What is a real-world metaphor for irrational numbers?

Here is a physical metaphor:

Draw a circle, and prepare two sticks:

  • One with the length of the circle's diameter (2r)
  • One with the length of the circle's circumference (2πr)

You cannot cut both sticks into pieces of the same length, no matter what length you choose.

In other words, you cannot measure both sticks using the same measurement-unit.

You can try meters, feet, inches, miles, or even invent your own measurement-unit.

You will never be able to accomplish this, because the ratio between the sticks is irrational.


I am a historian of science and I am intrigued by this question, because I am a non-specialist in mathematics but for many years I taught classes dealing with the Pythagoreans. One thing you might consider in making irrational numbers "real" is to imagine why they were deemed so revolutionary and important by the ancient Greeks. In other words, instead of looking for an illustration of their practical reality, look instead to why they were so darned interesting. One answer that hasn't yet been addressed is the contention that shapes are a better representation of reality than numbers. An irrational number is the only way, in the language of numbers, to represent any "real" distance" that cannot be expressed as a relationship between two whole numbers. And yet we all know that such distances are in fact real, i.e. the hypotenuse of a right triangle. That reality, by contrast, is quite easily expressed visually through geometry, which is one reason Euclid spent so much time laying out the rules of geometric shapes. Remember that he was fundamentally a philosopher. One could argue that geometric shapes (to which Platonic philosophers believed all reality could be reduced, i.e. the "forms") are a better representation of reality than numbers are.

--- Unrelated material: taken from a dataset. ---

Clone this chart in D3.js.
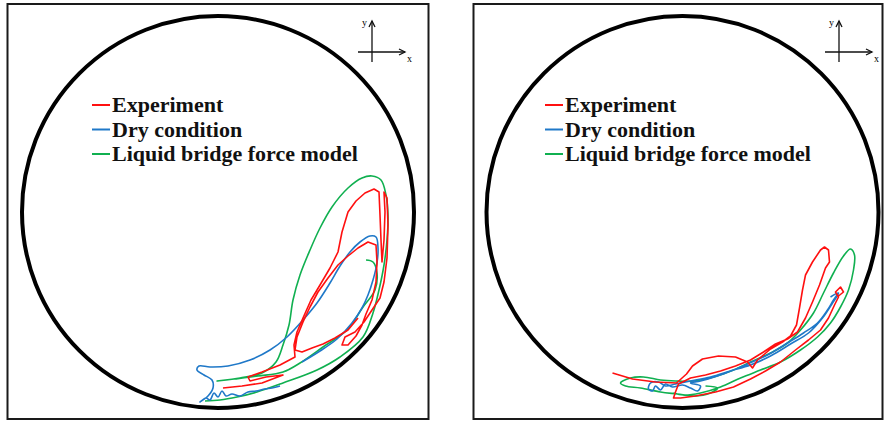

By bringing up metaphors, you've put your finger on the fascinating problem of reality raised by irrational numbers. The "whoa" moment regarding irrational numbers usually comes when we rethink what's behind the theorem we all had to memorize in school. Irrational has a literal meaning (no ratio possible), but also it suggests the cognitive dissonance between numbers and shapes, and helps to explain why forms were perceived as fundamental among some of the ancient Greeks.


Here a metaphor based on the irrationality of $\sqrt{2}$:

Every day two friends $A$ and $B$ enter a square field at one of its vertices, jog for a while, and leave by the same vertex. $A$ jogs along the boundary of the field (always in the same direction) whilst $B$ jogs along the diagonal joining the entry vertex and its opposite (changing the direction only when he/she reaches a vertex).

$A$ and $B$ never jog the same distance.